The Peter and Paul Fortress is the original citadel of St. Petersburg, Russia, founded by Peter the Great in 1703 and built to Domenico Trezzini's designs from 1706-1740.
History[]
The fortress was established by Peter the Great on May 16 (by the Julian Calendar, hereafter indicated using "(J)"; May 27 by the Gregorian Calendar) 1703 on small Hare Island by the north bank of the Neva River, the last upstream island of the Neva delta. Built at the height of the Northern War in order to protect the projected capital from a feared Swedish counterattack, the fort never fulfilled its martial purpose. The citadel was completed with six bastions in earth and timber within a year, and it was rebuilt in stone from 1706-1740.
From around 1720, the fort served as a base for the city garrison and also as a prison for high ranking or political prisoners. The Trubetskoy bastion, rebuilt in the 1870s, became the main prison block.

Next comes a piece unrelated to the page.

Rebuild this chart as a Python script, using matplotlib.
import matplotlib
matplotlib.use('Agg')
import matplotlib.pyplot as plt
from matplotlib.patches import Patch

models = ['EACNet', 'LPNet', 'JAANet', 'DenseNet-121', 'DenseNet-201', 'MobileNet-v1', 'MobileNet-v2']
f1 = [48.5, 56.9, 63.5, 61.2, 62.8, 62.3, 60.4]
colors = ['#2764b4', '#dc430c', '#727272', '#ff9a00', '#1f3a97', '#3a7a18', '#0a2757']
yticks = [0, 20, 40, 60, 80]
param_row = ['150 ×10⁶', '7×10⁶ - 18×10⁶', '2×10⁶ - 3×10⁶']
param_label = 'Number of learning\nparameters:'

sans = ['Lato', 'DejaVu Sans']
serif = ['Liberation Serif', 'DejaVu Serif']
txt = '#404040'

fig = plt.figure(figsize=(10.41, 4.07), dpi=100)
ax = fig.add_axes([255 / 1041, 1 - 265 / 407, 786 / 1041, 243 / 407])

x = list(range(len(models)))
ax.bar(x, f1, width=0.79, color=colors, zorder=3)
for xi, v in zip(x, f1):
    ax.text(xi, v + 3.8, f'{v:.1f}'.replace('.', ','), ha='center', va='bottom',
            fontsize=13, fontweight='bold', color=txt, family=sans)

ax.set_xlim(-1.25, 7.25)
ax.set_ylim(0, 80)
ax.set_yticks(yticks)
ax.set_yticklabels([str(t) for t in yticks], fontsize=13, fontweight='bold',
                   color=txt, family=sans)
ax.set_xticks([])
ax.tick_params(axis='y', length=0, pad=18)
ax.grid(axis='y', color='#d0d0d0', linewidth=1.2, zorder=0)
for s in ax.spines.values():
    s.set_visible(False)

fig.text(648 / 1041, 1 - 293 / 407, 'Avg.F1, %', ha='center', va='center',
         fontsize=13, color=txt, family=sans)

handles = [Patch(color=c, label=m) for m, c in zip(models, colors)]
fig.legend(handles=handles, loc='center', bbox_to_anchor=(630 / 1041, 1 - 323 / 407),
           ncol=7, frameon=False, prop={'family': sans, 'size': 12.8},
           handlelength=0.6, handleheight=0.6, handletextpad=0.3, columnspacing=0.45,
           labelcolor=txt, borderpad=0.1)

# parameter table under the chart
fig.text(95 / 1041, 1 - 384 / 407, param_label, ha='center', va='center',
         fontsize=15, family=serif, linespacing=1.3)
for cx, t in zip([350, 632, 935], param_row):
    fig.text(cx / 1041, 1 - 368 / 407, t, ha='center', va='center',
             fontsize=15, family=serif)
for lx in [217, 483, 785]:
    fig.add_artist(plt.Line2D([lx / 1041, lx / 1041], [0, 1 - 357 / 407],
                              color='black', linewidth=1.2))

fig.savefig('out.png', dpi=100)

The first person to escape from the fortress prison (now an important destination for tourists) was the anarchist Prince Peter Kropotkin in 1876. Other people incarcerated in the "Russian Bastille" include Shneur Zalman of Liadi, Tsarevich Alexis, Artemy Volynsky, Tadeusz Kościuszko, Alexander Radishchev, the Decembrists, Grigory Danilevsky, Fyodor Dostoevsky, Mikhail Bakunin, Nikolai Chernyshevsky and Josip Broz Tito.
Russian Revolution and beyond[]
During the February Revolution of 1917, it was attacked by mutinous soldiers of the Pavlovskii regiment on February 27 (J) and the prisoners were freed. Under the Provisional Government hundreds of Tsarist officials were held in the Fortress.
The Tsar was threatened with being incarcerated at the Fortress on his return from Mogilev to Tsarskoe Selo on March 8 (J), the threat was not followed through and he was placed under house arrest. On July 4 (J) when the Bolsheviks attempted a putsch the Fortress garrison of 8,000 men declared for the Bolsheviks. They surrendered to government forces without a struggle on July 6 (J).
On October 25 (J), again, the Fortress quickly came into Bolshevik hands. Following the ultimatum from the Petrograd Soviet to the Provisional Government ministers in the Winter Palace, after the blank salvo of the Cruiser Aurora at 21.00, the guns of the Fortress fired 30 or so shells at the Winter Palace. Only two actually hit, inflicting minor damage, and the defenders refused to surrender – at that time. At 02.10 on the morning of October 26 (J) the Winter Palace was taken by forces under Vladimir Antonov-Ovseenko, the captured ministers were taken to the Fortress as prisoners. The city of St Petersberg was renamed Leningrad not long after.
Red Alert universe[]
By the time of the Third World War, the Fortress still stood tall in Leningrad. The Fortress was a symbolic monument to many of the USSR as well as the city of Leningrad but it still had some military value. When the Empire of the Rising Sun invaded the Soviet Union they managed to push as far as Leningrad. The city came under siege and Premier Cherdenko ordered a new but tactically brilliant commander to guide Soviet commando Natasha Volkova to the Peter and Paul Fortress and defend the site from Imperial assault. With help from the Fortress defenders, they saved the Fortress, and the city by extension, from the Imperial navy.
As the war continued, Cherdenko had the Peter and Paul Fortress converted into a shuttle launch facility. For protection, it was made invulnerable by seven Iron Curtain constructed throughout Leningrad. Also several V4 Rocket Launchers, Kirovs and Tesla Tanks were specifically placed at the Fortress as its last line of defense. The war however was turning against the Soviets. With the Empire knocked out of the fight and the resurgent Allies discovering the Soviets' treachery, they converged to Leningrad and breached the Fortress defenses. The Fortress itself was destroyed before it could launch Cherdenko into space.